- [What is required]:
Records follow. Copy every line with "this".

- [Data lines]:
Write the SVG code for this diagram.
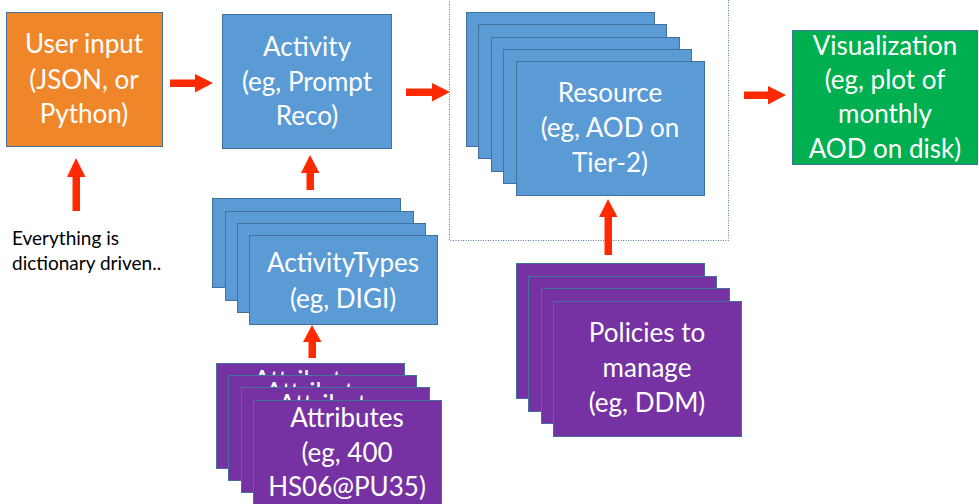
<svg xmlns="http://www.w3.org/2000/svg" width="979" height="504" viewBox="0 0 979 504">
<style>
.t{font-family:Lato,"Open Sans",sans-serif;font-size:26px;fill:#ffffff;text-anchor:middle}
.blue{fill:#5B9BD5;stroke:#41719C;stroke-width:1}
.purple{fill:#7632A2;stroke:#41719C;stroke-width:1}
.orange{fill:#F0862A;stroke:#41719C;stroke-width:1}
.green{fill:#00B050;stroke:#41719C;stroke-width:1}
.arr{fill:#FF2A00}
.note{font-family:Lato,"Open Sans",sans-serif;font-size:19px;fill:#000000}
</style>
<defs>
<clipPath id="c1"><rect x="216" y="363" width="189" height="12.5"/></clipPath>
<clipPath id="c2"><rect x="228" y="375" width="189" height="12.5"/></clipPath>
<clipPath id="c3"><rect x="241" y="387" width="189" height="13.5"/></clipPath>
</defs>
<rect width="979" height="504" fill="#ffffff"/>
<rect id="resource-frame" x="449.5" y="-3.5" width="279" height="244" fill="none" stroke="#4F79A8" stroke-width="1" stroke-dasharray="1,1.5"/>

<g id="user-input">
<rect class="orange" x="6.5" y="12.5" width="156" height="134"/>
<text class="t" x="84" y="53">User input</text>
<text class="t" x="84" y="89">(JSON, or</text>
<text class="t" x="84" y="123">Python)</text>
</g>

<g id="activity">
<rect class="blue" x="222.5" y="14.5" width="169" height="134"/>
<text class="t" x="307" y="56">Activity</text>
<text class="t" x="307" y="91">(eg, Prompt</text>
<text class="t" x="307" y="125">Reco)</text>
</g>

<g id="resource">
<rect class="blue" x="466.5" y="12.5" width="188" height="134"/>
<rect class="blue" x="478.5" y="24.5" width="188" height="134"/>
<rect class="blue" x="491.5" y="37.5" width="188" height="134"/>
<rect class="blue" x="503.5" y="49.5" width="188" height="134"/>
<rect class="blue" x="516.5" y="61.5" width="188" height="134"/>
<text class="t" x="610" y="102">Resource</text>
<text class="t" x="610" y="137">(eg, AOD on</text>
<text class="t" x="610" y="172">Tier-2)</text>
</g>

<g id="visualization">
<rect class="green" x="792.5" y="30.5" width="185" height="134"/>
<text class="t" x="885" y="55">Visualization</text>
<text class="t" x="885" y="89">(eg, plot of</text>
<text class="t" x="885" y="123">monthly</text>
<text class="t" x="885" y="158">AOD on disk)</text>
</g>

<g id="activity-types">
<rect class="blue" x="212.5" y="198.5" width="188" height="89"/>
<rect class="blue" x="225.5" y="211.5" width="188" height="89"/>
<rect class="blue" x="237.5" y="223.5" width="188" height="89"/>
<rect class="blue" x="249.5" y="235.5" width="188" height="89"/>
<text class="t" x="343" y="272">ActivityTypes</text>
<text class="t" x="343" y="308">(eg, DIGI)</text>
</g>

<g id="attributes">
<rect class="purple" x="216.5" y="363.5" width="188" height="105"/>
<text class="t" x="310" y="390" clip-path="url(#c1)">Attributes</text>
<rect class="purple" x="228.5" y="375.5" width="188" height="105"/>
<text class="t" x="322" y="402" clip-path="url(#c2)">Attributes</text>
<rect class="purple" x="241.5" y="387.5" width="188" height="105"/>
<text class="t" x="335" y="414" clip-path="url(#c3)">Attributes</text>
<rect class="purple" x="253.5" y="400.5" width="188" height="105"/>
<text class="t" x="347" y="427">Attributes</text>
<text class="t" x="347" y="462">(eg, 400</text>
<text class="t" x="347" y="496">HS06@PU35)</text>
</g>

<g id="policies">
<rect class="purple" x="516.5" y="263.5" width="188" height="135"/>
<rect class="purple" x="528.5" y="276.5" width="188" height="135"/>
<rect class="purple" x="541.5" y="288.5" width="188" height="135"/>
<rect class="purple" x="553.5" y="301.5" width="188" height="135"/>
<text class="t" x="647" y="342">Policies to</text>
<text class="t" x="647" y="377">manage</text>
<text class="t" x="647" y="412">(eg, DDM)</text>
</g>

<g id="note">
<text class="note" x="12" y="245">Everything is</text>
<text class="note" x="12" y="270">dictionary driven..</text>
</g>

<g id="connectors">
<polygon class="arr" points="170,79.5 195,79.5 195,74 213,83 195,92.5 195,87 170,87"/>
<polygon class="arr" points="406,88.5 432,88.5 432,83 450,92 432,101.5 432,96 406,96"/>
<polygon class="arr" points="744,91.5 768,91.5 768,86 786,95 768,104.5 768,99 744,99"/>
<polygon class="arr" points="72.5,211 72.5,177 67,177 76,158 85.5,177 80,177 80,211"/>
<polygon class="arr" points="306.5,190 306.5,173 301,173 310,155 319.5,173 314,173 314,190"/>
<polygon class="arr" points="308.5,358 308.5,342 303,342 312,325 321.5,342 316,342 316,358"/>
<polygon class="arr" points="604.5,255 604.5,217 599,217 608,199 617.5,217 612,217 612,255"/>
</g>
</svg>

...

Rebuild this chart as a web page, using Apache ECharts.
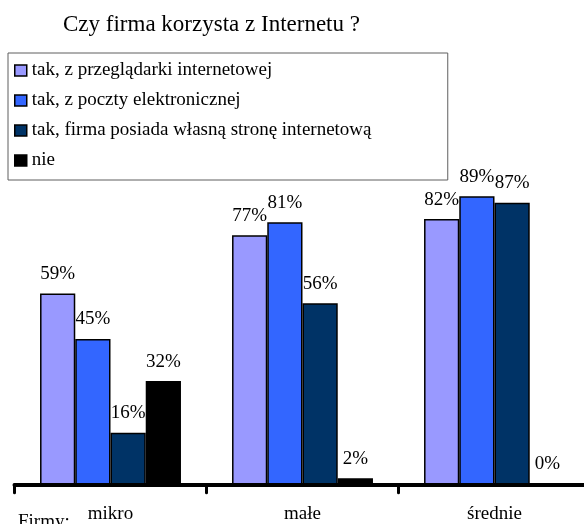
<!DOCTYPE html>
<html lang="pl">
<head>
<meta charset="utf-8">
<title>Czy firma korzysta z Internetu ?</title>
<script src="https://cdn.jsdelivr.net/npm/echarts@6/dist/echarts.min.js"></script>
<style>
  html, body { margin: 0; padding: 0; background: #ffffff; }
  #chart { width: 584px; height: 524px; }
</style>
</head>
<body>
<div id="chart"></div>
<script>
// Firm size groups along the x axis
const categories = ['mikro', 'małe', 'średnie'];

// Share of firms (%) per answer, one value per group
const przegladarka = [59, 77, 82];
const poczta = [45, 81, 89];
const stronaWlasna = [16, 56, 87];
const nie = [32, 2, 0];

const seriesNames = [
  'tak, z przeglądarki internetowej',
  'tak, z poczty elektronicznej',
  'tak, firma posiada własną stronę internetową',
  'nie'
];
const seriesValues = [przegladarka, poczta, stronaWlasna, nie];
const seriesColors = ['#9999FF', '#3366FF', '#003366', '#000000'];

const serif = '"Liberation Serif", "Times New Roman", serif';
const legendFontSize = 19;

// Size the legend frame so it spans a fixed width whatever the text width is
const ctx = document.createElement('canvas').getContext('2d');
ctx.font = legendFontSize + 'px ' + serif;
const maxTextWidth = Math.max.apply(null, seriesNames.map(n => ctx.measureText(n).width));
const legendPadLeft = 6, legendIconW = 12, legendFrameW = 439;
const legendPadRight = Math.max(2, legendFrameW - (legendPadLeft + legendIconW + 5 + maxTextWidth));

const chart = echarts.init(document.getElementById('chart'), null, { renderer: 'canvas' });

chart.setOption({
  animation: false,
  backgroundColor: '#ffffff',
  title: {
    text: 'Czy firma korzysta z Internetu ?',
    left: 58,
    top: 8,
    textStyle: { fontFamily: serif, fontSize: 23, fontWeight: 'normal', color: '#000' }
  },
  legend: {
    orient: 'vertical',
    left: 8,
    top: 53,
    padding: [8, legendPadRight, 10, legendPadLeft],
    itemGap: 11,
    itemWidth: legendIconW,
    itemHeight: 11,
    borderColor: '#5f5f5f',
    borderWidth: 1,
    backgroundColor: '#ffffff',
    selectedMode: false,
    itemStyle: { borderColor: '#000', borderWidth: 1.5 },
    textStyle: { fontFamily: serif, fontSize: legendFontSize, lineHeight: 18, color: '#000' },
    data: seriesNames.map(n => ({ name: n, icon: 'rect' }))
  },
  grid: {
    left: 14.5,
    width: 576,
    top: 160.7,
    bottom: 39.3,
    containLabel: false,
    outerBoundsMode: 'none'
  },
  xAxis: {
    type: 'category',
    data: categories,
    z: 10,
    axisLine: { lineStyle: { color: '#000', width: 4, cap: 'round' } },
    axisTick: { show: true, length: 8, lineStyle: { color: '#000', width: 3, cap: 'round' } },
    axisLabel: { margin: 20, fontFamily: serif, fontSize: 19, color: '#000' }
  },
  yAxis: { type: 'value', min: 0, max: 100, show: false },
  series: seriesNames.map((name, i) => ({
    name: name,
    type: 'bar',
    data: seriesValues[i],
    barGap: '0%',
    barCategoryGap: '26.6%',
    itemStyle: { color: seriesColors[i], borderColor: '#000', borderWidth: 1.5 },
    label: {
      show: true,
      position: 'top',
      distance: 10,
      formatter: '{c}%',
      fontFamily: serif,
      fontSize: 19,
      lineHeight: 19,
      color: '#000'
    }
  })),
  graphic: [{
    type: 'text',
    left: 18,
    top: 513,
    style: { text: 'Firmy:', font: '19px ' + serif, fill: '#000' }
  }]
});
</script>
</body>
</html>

- [Response]:
Write the SVG code for this diagram.
Rebuild this chart as a web page, using Apache ECharts.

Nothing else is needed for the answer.